What you are asked to do
Could the lines from the start of the data through the line with "const MV_STEP = 1;" be set down exactly, with no pictures among them?

Information shown
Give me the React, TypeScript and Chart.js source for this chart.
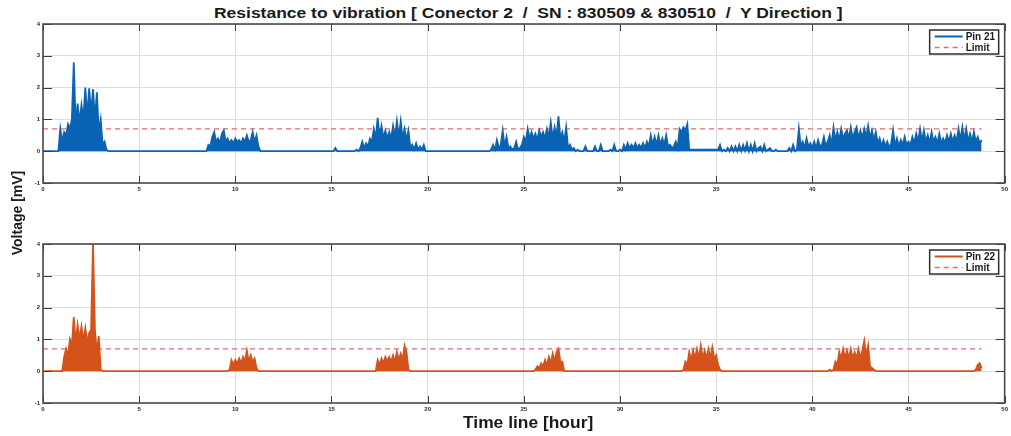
import React, { useEffect, useLayoutEffect, useRef } from "react";
import { Chart, registerables } from "chart.js";

Chart.register(...registerables);

const FONT = '"Liberation Sans", Arial, Helvetica, sans-serif';

const TITLE = "Resistance to vibration [ Conector 2  /  SN : 830509 & 830510  /  Y Direction ]";
const Y_LABEL = "Voltage [mV]";
const X_LABEL = "Time line [hour]";

const HOURS_MIN = 0;
const HOURS_MAX = 50;
const HOURS_STEP = 5;
const MV_MIN = -1;
const MV_MAX = 4;
const MV_STEP = 1;

const LIMIT_MV = 0.7;
const TEST_END_H = 48.8;
const SAMPLE_H = 0.1; // readings inside an active stretch are 0.1 h apart (peak / floor pairs)

const PIN21_LABEL = "Pin 21";
const PIN22_LABEL = "Pin 22";
const LIMIT_LABEL = "Limit";

// Pin 21 readings in mV
const pin21Run1: number[] = [0, 0.7, 0.3, 0.6, 0.5, 0.85, 0.7, 1.0, 2.8, 0.8, 1.5, 0.9, 1.45, 1.0, 2.0, 1.1, 1.98, 1.2, 1.95, 1.0, 1.85, 0.6, 1.0, 0.2, 0.3, 0.05, 0];
const pin21Run2: number[] = [0, 0.2, 0.15, 0.45, 0.6, 0.3, 0.4, 0.25, 0.55, 0.65, 0.3, 0.4, 0.25, 0.35, 0.25, 0.4, 0.3, 0.35, 0.25, 0.4, 0.3, 0.5, 0.3, 0.35, 0.6, 0.3, 0.5, 0.15, 0];
const pin21Blip: number[] = [0, 0.1, 0];
const pin21Run3: number[] = [0, 0.05, 0, 0.1, 0.3, 0.1, 0.25, 0.15, 0.4, 0.3, 0.7, 0.4, 1.05, 0.45, 0.8, 0.4, 0.65, 0.4, 0.6, 0.4, 0.8, 0.45, 0.95, 0.45, 0.95, 0.4, 0.7, 0.35, 0.65, 0.1, 0.2, 0.05, 0.25, 0.05, 0.15, 0.05, 0.2, 0];
const pin21Run4: number[] = [
  0, 0.05, 0.2, 0.05, 0.35, 0.1, 0.2, 0.65,
  0.15, 0.45, 0.1, 0.15, 0.05, 0.1, 0.3, 0.05, 0.1, 0.2,
  0.45, 0.3, 0.7, 0.4, 0.6, 0.4, 0.55, 0.35, 0.65, 0.45,
  0.6, 0.4, 0.7, 0.45, 0.9, 0.4, 0.75, 0.45, 1.1, 0.4,
  0.6, 0.3, 0.75, 0.1, 0.2, 0.05, 0.1, 0, 0.05, 0,
];
const pin21Run5: number[] = [
  0, 0, 0.15, 0, 0, 0, 0, 0.15, 0, 0,
  0.2, 0, 0, 0, 0, 0.05, 0, 0.2, 0, 0,
  0.05, 0, 0.2, 0.05, 0.25, 0.1, 0.2, 0.1, 0.25, 0.1,
  0.2, 0.1, 0.25, 0.1, 0.3, 0.15, 0.5, 0.2, 0.45, 0.2,
  0.5, 0.2, 0.4, 0.2, 0.5, 0.15, 0.2, 0.1, 0.15, 0.3,
];
const pin21Run6: number[] = [
  0.1, 0.7, 0.6, 0.75, 0.65, 0.85, 0.05, 0.05, 0.05, 0.05,
  0.05, 0.05, 0.05, 0.05, 0.05, 0.05, 0.05, 0.05, 0.05, 0.05,
  0.05, 0.05, 0.2, 0, 0.05, 0, 0.1, 0, 0.15, 0,
  0.15, 0, 0.2, 0, 0.2, 0.02, 0.25, 0, 0.2, 0,
  0.25, 0, 0.1, 0.15, 0, 0.2, 0, 0.05, 0.1, 0,
  0, 0.05, 0, 0, 0, 0, 0, 0, 0.1, 0,
];
const pin21Run7: number[] = [
  0.2, 0, 0.05, 0.7, 0.15, 0.3, 0.1, 0.4, 0.15, 0.25,
  0.1, 0.3, 0.1, 0.35, 0.15, 0.2, 0.45, 0.15, 0.3, 0.5,
  0.2, 0.75, 0.35, 0.6, 0.35, 0.7, 0.4, 0.55, 0.65, 0.4,
  0.75, 0.4, 0.6, 0.75, 0.4, 0.65, 0.4, 0.7, 0.45, 0.8,
  0.4, 0.65, 0.35, 0.6, 0.25, 0.4, 0.15, 0.35, 0.15, 0.3,
  0.1, 0.25, 0.65, 0.15, 0.4, 0.15, 0.35, 0.2, 0.45, 0.2,
  0.3, 0.2, 0.45, 0.25, 0.55, 0.3, 0.7, 0.3, 0.65, 0.3,
  0.5, 0.25, 0.6, 0.3, 0.45, 0.25, 0.55, 0.25, 0.4, 0.25,
  0.5, 0.3, 0.55, 0.3, 0.5, 0.3, 0.7, 0.35, 0.75, 0.35,
  0.7, 0.3, 0.55, 0.3, 0.6, 0.3, 0.45, 0.25, 0.35,
];

// Pin 22 readings in mV
const pin22Run1: number[] = [0, 0.45, 0.7, 0.5, 1.0, 0.8, 1.7, 0.9, 1.45, 1.0, 1.4, 0.95, 1.35, 0.9, 1.2, 1.3, 4.0, 1.3, 0.6, 1.1, 0.05, 0];
const pin22Run2: number[] = [0, 0.05, 0.35, 0.2, 0.35, 0.25, 0.4, 0.25, 0.45, 0.3, 0.65, 0.3, 0.5, 0.3, 0.4, 0.1, 0];
const pin22Run3: number[] = [0, 0.35, 0.2, 0.4, 0.25, 0.45, 0.3, 0.45, 0.3, 0.5, 0.3, 0.6, 0.35, 0.55, 0.35, 0.8, 0.6, 0.05, 0];
const pin22Run4: number[] = [0, 0.05, 0.15, 0.1, 0.25, 0.15, 0.35, 0.2, 0.45, 0.25, 0.55, 0.3, 0.6, 0.7, 0.3, 0.3, 0];
const pin22Run5: number[] = [0, 0.05, 0.3, 0.2, 0.6, 0.35, 0.65, 0.4, 0.7, 0.4, 0.8, 0.4, 0.65, 0.4, 0.7, 0.4, 0.75, 0.4, 0.5, 0.2, 0.05, 0];
const pin22Run6: number[] = [0, 0.05, 0, 0.05, 0.3, 0.2, 0.6, 0.4, 0.7, 0.4, 0.65, 0.4, 0.7, 0.4, 0.6, 0.4, 0.7, 0.4, 0.65, 0.95, 0.45, 0.8, 0.15, 0.1, 0.05, 0];
const pin22Run7: number[] = [0, 0.05, 0.2, 0.25, 0.1];

type Run = [number, number[]];

// [start hour, readings]
const pin21Runs: Run[] = [
  [0.8, pin21Run1],
  [8.5, pin21Run2],
  [15.1, pin21Blip],
  [16.2, pin21Run3],
  [23.2, pin21Run4],
  [28.0, pin21Run5],
  [33.0, pin21Run6],
  [39.0, pin21Run7],
];

const pin22Runs: Run[] = [
  [1.0, pin22Run1],
  [9.6, pin22Run2],
  [17.3, pin22Run3],
  [25.5, pin22Run4],
  [33.2, pin22Run5],
  [40.8, pin22Run6],
  [48.4, pin22Run7],
];

const PIN21_COLOR = "#0a63b3";
const PIN22_COLOR = "#d5531a";
const LIMIT_COLOR = "#e36b6b";

function toPoints(runs: Run[]) {
  const pts: { x: number; y: number }[] = [{ x: HOURS_MIN, y: 0 }];
  runs.forEach(([start, readings]) => {
    readings.forEach((mv, i) => {
      pts.push({ x: +(start + i * SAMPLE_H).toFixed(2), y: mv });
    });
  });
  const last = pts[pts.length - 1];
  if (last.x < TEST_END_H) pts.push({ x: TEST_END_H, y: 0 });
  return pts;
}

// Boxed axes with inward ticks and an in-plot legend, drawn over the data.
const boxPlugin = {
  id: "boxedAxes",
  afterDatasetsDraw(chart: any, _args: any, opts: any) {
    const { ctx, chartArea: a, scales } = chart;
    ctx.save();

    ctx.strokeStyle = "#3a3a3a";
    ctx.lineWidth = 1;
    ctx.beginPath();
    for (let h = HOURS_MIN; h <= HOURS_MAX; h += HOURS_STEP) {
      const px = Math.round(scales.x.getPixelForValue(h)) + 0.5;
      ctx.moveTo(px, a.bottom);
      ctx.lineTo(px, a.bottom - 7);
      ctx.moveTo(px, a.top);
      ctx.lineTo(px, a.top + 7);
    }
    for (let v = MV_MIN; v <= MV_MAX; v += MV_STEP) {
      const py = Math.round(scales.y.getPixelForValue(v)) + 0.5;
      ctx.moveTo(a.left, py);
      ctx.lineTo(a.left + 9, py);
      ctx.moveTo(a.right, py);
      ctx.lineTo(a.right - 9, py);
    }
    ctx.stroke();

    ctx.lineWidth = 1.6;
    ctx.strokeStyle = "#4a4a4a";
    ctx.strokeRect(a.left, a.top, a.right - a.left, a.bottom - a.top);

    const w = 69;
    const h = 24;
    const x0 = a.right - 6 - w;
    const y0 = a.top + 6;
    ctx.fillStyle = "#ffffff";
    ctx.fillRect(x0, y0, w, h);
    ctx.lineWidth = 1.5;
    ctx.strokeStyle = "#2e2e2e";
    ctx.strokeRect(x0, y0, w, h);

    const rows = [
      { text: opts.label, color: opts.color, dash: [] as number[], width: 2 },
      { text: LIMIT_LABEL, color: LIMIT_COLOR, dash: [5, 4], width: 1.5 },
    ];
    ctx.font = `bold 10px ${FONT}`;
    ctx.textBaseline = "middle";
    ctx.textAlign = "left";
    rows.forEach((r, i) => {
      const yy = y0 + 6.5 + i * 11;
      ctx.beginPath();
      ctx.setLineDash(r.dash);
      ctx.strokeStyle = r.color;
      ctx.lineWidth = r.width;
      ctx.moveTo(x0 + 5, yy);
      ctx.lineTo(x0 + 33, yy);
      ctx.stroke();
      ctx.setLineDash([]);
      ctx.fillStyle = "#1a1a1a";
      ctx.fillText(r.text, x0 + 36, yy + 0.5);
    });

    ctx.restore();
  },
};

const tickFont = { family: FONT, size: 6, weight: "bold" as const };

function PinPanel({ top, label, color, runs }: { top: number; label: string; color: string; runs: Run[] }) {
  const ref = useRef<HTMLCanvasElement>(null);

  useEffect(() => {
    const chart = new Chart(ref.current as HTMLCanvasElement, {
      type: "line",
      data: {
        datasets: [
          {
            label,
            data: toPoints(runs),
            borderColor: color,
            backgroundColor: color,
            borderWidth: 1.8,
            pointRadius: 0,
            tension: 0,
            fill: "origin",
          },
          {
            label: LIMIT_LABEL,
            data: [
              { x: HOURS_MIN, y: LIMIT_MV },
              { x: TEST_END_H, y: LIMIT_MV },
            ],
            borderColor: LIMIT_COLOR,
            borderWidth: 1.3,
            borderDash: [5, 4],
            pointRadius: 0,
            fill: false,
          },
        ],
      },
      options: {
        animation: false,
        responsive: false,
        maintainAspectRatio: false,
        events: [],
        layout: { padding: { left: 0, right: 5, top: 24, bottom: 0 } },
        plugins: {
          legend: { display: false },
          tooltip: { enabled: false },
          filler: { propagate: false },
          boxedAxes: { label, color },
        } as any,
        scales: {
          x: {
            type: "linear",
            min: HOURS_MIN,
            max: HOURS_MAX,
            afterFit: (s: any) => {
              s.height = 17;
            },
            ticks: {
              stepSize: HOURS_STEP,
              padding: 3,
              color: "#2a2a2a",
              font: tickFont,
              maxRotation: 0,
              autoSkip: false,
              callback: (v: any) => String(v),
            },
            grid: { color: "#dedede", lineWidth: 1, drawTicks: false },
            border: { display: false },
          },
          y: {
            type: "linear",
            min: MV_MIN,
            max: MV_MAX,
            afterFit: (s: any) => {
              s.width = 43;
            },
            ticks: {
              stepSize: MV_STEP,
              padding: 3,
              color: "#2a2a2a",
              font: tickFont,
              callback: (v: any) => String(v),
            },
            grid: { color: "#dedede", lineWidth: 1, drawTicks: false },
            border: { display: false },
          },
        },
      },
      plugins: [boxPlugin],
    });
    return () => chart.destroy();
  }, []);

  return (
    <canvas
      ref={ref}
      width={1011}
      height={200}
      style={{ position: "absolute", left: 0, top, width: 1011, height: 200 }}
    />
  );
}

// Text stretched horizontally to span a given width.
function SpanText({ text, left, width, top, size }: { text: string; left: number; width: number; top: number; size: number }) {
  const ref = useRef<HTMLSpanElement>(null);
  useLayoutEffect(() => {
    const el = ref.current;
    if (!el) return;
    el.style.transform = "none";
    const natural = el.offsetWidth;
    if (natural > 0) el.style.transform = `scaleX(${width / natural})`;
  }, [text, width]);
  return (
    <span
      ref={ref}
      style={{
        position: "absolute",
        left,
        top,
        whiteSpace: "pre",
        fontFamily: FONT,
        fontWeight: "bold",
        fontSize: size,
        lineHeight: `${size}px`,
        color: "#1a1a1a",
        transformOrigin: "left top",
      }}
    >
      {text}
    </span>
  );
}

export default function App() {
  return (
    <div
      style={{
        position: "absolute",
        left: 0,
        top: 0,
        width: 1011,
        height: 436,
        background: "#ffffff",
        overflow: "hidden",
      }}
    >
      <SpanText text={TITLE} left={214} width={629} top={5.5} size={14} />
      <PinPanel top={0} label={PIN21_LABEL} color={PIN21_COLOR} runs={pin21Runs} />
      <PinPanel top={220} label={PIN22_LABEL} color={PIN22_COLOR} runs={pin22Runs} />
      <div
        style={{
          position: "absolute",
          left: 17 - 70,
          top: 212.5 - 8,
          width: 140,
          height: 16,
          lineHeight: "16px",
          textAlign: "center",
          fontFamily: FONT,
          fontWeight: "bold",
          fontSize: 14,
          color: "#1a1a1a",
          transform: "rotate(-90deg)",
          transformOrigin: "center center",
          whiteSpace: "pre",
        }}
      >
        {Y_LABEL}
      </div>
      <SpanText text={X_LABEL} left={463} width={130} top={413.5} size={17} />
    </div>
  );
}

Exercise result
Give me the React, TypeScript and Chart.js source for this chart.
import React, { useEffect, useLayoutEffect, useRef } from "react";
import { Chart, registerables } from "chart.js";

Chart.register(...registerables);

const FONT = '"Liberation Sans", Arial, Helvetica, sans-serif';

const TITLE = "Resistance to vibration [ Conector 2  /  SN : 830509 & 830510  /  Y Direction ]";
const Y_LABEL = "Voltage [mV]";
const X_LABEL = "Time line [hour]";

const HOURS_MIN = 0;
const HOURS_MAX = 50;
const HOURS_STEP = 5;
const MV_MIN = -1;
const MV_MAX = 4;
const MV_STEP = 1;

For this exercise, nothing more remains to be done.